"One of the biggest obstacles to successful investing is a lack of clarity about just what investing is supposed to mean, " he said. "I have seen countless people try to follow the conventional wisdom about money management, only to have their investments wiped out because the conventional wisdom is wrong. And the worst part is, these people had no idea they were making a mistake — they thought they were being responsible."
First and foremost, Cramer said, it's important to remember than long-term investing is not synonymous with simply owning stocks for a long time.
"In other words, don't confuse being a good investor with the idiotic ideology of buy and hold, or as I skeptically dub it, 'Buy and forget, '" he said. "Buy and hold has been the conventional wisdom for decades, and this one bad idea has lost people more money than the last two financial crises combined."
A long-term plan doesn't mean investors should take loss after loss in the short-term.
"Losses are losses, realized or otherwise, " he said. "And the notion of being in something for the long-term doesn't justify owning damaged goods, the stocks of companies that are in bad shape, in the misguided hope that they'll eventually recover."

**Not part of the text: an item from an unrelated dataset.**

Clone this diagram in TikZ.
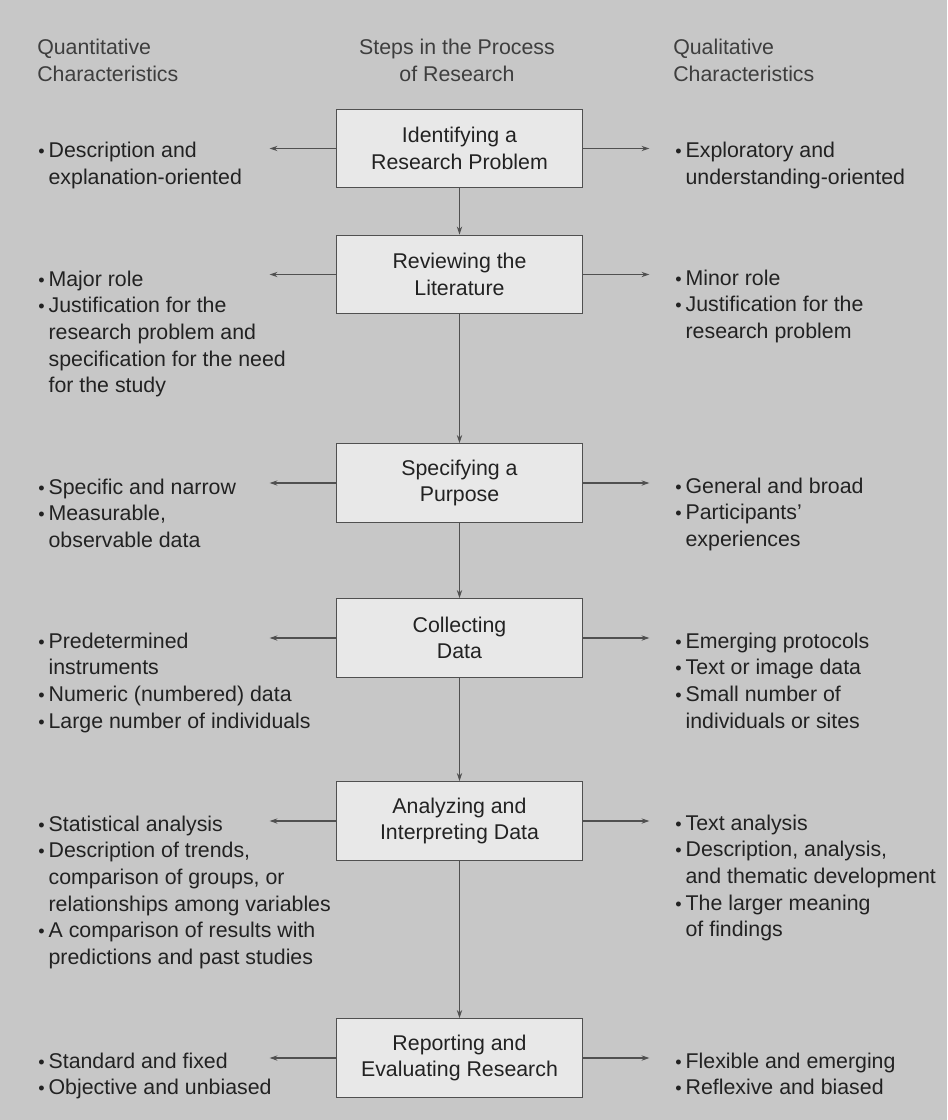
\documentclass[tikz,border=0pt]{standalone}
\usepackage{fontspec}
\setmainfont{Liberation Sans}
\usetikzlibrary{arrows.meta,positioning}

\definecolor{bggray}{RGB}{199,199,199}
\definecolor{boxfill}{RGB}{232,232,232}
\definecolor{boxline}{RGB}{80,80,80}
\definecolor{inkgray}{RGB}{34,34,34}
\definecolor{headgray}{RGB}{62,62,62}

\newcommand{\itm}{\scalebox{0.85}{\textbullet}&}
\newcommand{\bulletlist}[1]{\begin{tabular}[t]{@{}l@{\hspace{3pt}}l@{}}#1\end{tabular}}

\tikzset{
    stepbox/.style={draw=boxline,fill=boxfill,line width=0.9pt,
        minimum width=184pt,minimum height=59pt,inner sep=0pt,
        align=center,text=inkgray},
    list/.style={anchor=base west,inner sep=0pt,text=inkgray},
    head/.style={inner sep=0pt,text=headgray},
    link/.style={draw=boxline,line width=0.8pt,-{Stealth[length=6pt,width=4pt]}}
}

\begin{document}
\begin{tikzpicture}[x=0.75pt,y=-0.75pt,font=\fontsize{16}{20}\selectfont]
        % background
        \fill[bggray] (0,0) rectangle (947,1120);

        % headings
        \node[head,anchor=base west] (quanhead) at (37,55)
            {\begin{tabular}[t]{@{}l@{}}Quantitative\\Characteristics\end{tabular}};
        \node[head,anchor=base] (stephead) at (457,55)
            {\begin{tabular}[t]{@{}c@{}}Steps in the Process\\of Research\end{tabular}};
        \node[head,anchor=base west] (qualhead) at (673,55)
            {\begin{tabular}[t]{@{}l@{}}Qualitative\\Characteristics\end{tabular}};

        % steps
        \node[stepbox] (identify) at (459.5,148.5) {Identifying a\\Research Problem};
        \node[stepbox] (review) at (459.5,274.5) {Reviewing the\\Literature};
        \node[stepbox] (purpose) at (459.5,483) {Specifying a\\Purpose};
        \node[stepbox] (collect) at (459.5,638) {Collecting\\Data};
        \node[stepbox] (analyze) at (459.5,821) {Analyzing and\\Interpreting Data};
        \node[stepbox] (report) at (459.5,1058) {Reporting and\\Evaluating Research};

        \draw[link] (identify) -- (review);
        \draw[link] (review) -- (purpose);
        \draw[link] (purpose) -- (collect);
        \draw[link] (collect) -- (analyze);
        \draw[link] (analyze) -- (report);

        % side arrows
        \foreach \s in {identify,review,purpose,collect,analyze,report} {
            \coordinate (\s-quan) at ([xshift=-50pt]\s.west);
            \coordinate (\s-qual) at ([xshift=50pt]\s.east);
            \draw[link] (\s.west) -- (\s-quan);
            \draw[link] (\s.east) -- (\s-qual);
        }

        % quantitative
        \node[list] (quan1) at (38,158) {\bulletlist{\itm Description and\\ & explanation-oriented}};
        \node[list] (quan2) at (38,286) {\bulletlist{\itm Major role\\
            \itm Justification for the\\ & research problem and\\
            & specification for the need\\ & for the study}};
        \node[list] (quan3) at (38,494) {\bulletlist{\itm Specific and narrow\\
            \itm Measurable,\\ & observable data}};
        \node[list] (quan4) at (38,648) {\bulletlist{\itm Predetermined\\ & instruments\\
            \itm Numeric (numbered) data\\ \itm Large number of individuals}};
        \node[list] (quan5) at (38,831) {\bulletlist{\itm Statistical analysis\\
            \itm Description of trends,\\ & comparison of groups, or\\
            & relationships among variables\\
            \itm A comparison of results with\\ & predictions and past studies}};
        \node[list] (quan6) at (38,1068) {\bulletlist{\itm Standard and fixed\\
            \itm Objective and unbiased}};

        % qualitative
        \node[list] (qual1) at (675,158) {\bulletlist{\itm Exploratory and\\ & understanding-oriented}};
        \node[list] (qual2) at (675,285) {\bulletlist{\itm Minor role\\
            \itm Justification for the\\ & research problem}};
        \node[list] (qual3) at (675,493) {\bulletlist{\itm General and broad\\
            \itm Participants'\\ & experiences}};
        \node[list] (qual4) at (675,648) {\bulletlist{\itm Emerging protocols\\
            \itm Text or image data\\ \itm Small number of\\ & individuals or sites}};
        \node[list] (qual5) at (675,830) {\bulletlist{\itm Text analysis\\
            \itm Description, analysis,\\ & and thematic development\\
            \itm The larger meaning\\ & of findings}};
        \node[list] (qual6) at (675,1068) {\bulletlist{\itm Flexible and emerging\\
            \itm Reflexive and biased}};
\end{tikzpicture}
\end{document}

Cramer reiterated the idea that investors should keep track of their investments and do the in-depth research.
"Hey, it's your money, " he said. "Invest the time in it."
Cramer pointed out that sometimes companies experience a secular decline from which they never recover, in which case investors can't wait for a turnaround.
"Just ask the people who rode Research In Motion or Nokia or RadioShack or Supervalu all the way down, " he said.
If anything, Cramer added, being in the stock market for the long-term requires more diligence and patience than if you're in them for the short-term.
"To paraphrase that fabulous poetic amateur investor and world-renowned beauty, Gertrude Stein: A loss is a loss is a loss, unrealized or otherwise, and don't you forget it, " he said.